NTSB finds geese likely struck helicopter before Hudson River crash
Geese remains on the rotor blades point to a bird strike in the Hudson River helicopter crash, not just a midair breakup. The Bell 206 L-4 carried six people, and none survived.
Remains from at least two birds were found on the helicopter’s rotor blades, and investigators also found several geese on the left horizontal stabilizer of the Bell 206 L-4 that went into the Hudson River near Jersey City, New Jersey. One witness told investigators that a large flock of geese took flight just minutes before the crash.
The sight-seeing helicopter crashed on April 10, 2025, carrying a single pilot, two adults and three children. All six people aboard were killed, including a family of five from Spain. The National Transportation Safety Board said the aircraft was not equipped with flight recorders, leaving investigators to piece together the sequence from wreckage, witness accounts and photos on the board’s investigation page, including an image of the main rotor from the crashed helicopter.

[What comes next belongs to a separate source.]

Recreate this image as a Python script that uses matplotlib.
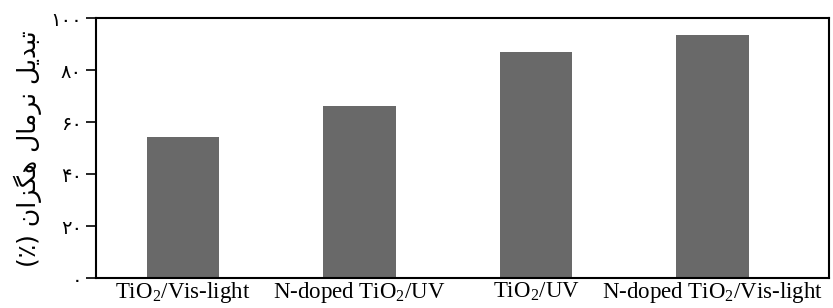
import matplotlib.pyplot as plt

plt.rcParams['font.family'] = ['Liberation Serif', 'DejaVu Sans']
plt.rcParams['mathtext.fontset'] = 'custom'
plt.rcParams['mathtext.rm'] = 'Liberation Serif'

# data
categories = [r"TiO$_\mathregular{2}$/Vis-light",
              r"N-doped TiO$_\mathregular{2}$/UV",
              r"TiO$_\mathregular{2}$/UV",
              r"N-doped TiO$_\mathregular{2}$/Vis-light"]
conversion = [54.2, 66.3, 87.2, 93.8]
yticks = [0, 20, 40, 60, 80, 100]
ytick_labels = ["\u06f0", "\u06f2\u06f0", "\u06f4\u06f0", "\u06f6\u06f0", "\u06f8\u06f0", "\u06f1\u06f0\u06f0"]

# "تبدیل نرمال هگزان (٪)" in shaped presentation forms, visual (left-to-right) order
words = [
    "(\u066a)",
    "\uFEE5\uFE8D\uFEB0\uFB95\uFEEB",   # هگزان
    "\uFEDD\uFE8E\uFEE3\uFEAE\uFEE7",   # نرمال
    "\uFEDE\uFBFE\uFEAA\uFE92\uFE97",   # تبدیل
]
ylabel = " ".join(words)

fig = plt.figure(figsize=(8.33, 3.08), dpi=100)
ax = fig.add_axes([0.1152, 0.0964, 0.8800, 0.8436])

x = range(len(categories))
ax.bar(x, conversion, width=0.41, color='#696969')

ax.set_xlim(-0.494, 3.66)
ax.set_ylim(0, 100)
ax.set_yticks(yticks)
ax.set_yticklabels(ytick_labels, family=['DejaVu Sans'], fontsize=14)
ax.set_xticks(list(x))
ax.set_xticklabels(categories, fontsize=16.5)
ax.tick_params(axis='x', length=0, pad=1)
ax.tick_params(axis='y', length=7, width=1.2, direction='out', pad=3)
for s in ax.spines.values():
    s.set_linewidth(1.5)
    s.set_color('black')

ax.set_ylabel(ylabel, family=['DejaVu Sans'], fontsize=18, labelpad=6)

plt.savefig("out.png", dpi=100)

The FAA’s wildlife strike database logged 14,496 strike reports in 2017, nearly 17,000 in 2022 and about 19,400 in 2023 at 713 U.S. airports. In the New York area, where helicopters share low-altitude airspace with dense traffic, bridges, waterways and migratory birds, the Hudson corridor has long been managed as a tightly controlled flight environment.

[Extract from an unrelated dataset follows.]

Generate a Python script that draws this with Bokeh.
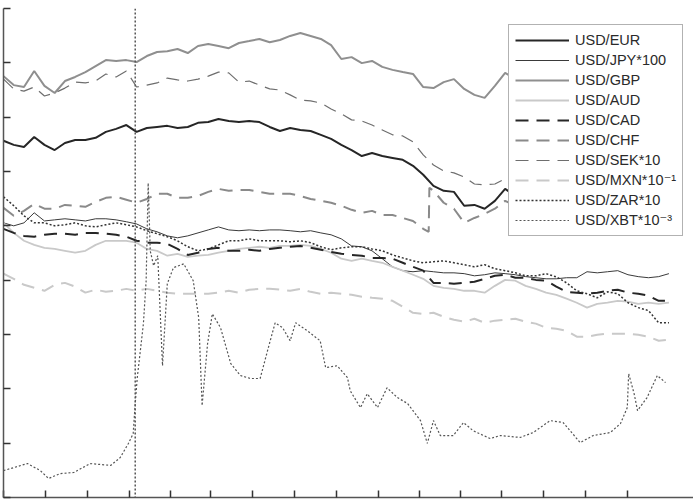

Those controls are built mainly around aircraft separation and operating discipline. The FAA’s Hudson River and East River Special Flight Rules Area requires pilots to stay familiar with current charts, keep airspeed at no more than 140 knots and use anti-collision, navigation and landing lights under the published procedures. The rules help manage congestion, but the wildlife risk remains on sightseeing flights skimming the river and shoreline, where large birds can lift off without warning.
New York Helicopter later shut down after the deadly crash. The board has not yet announced a final cause.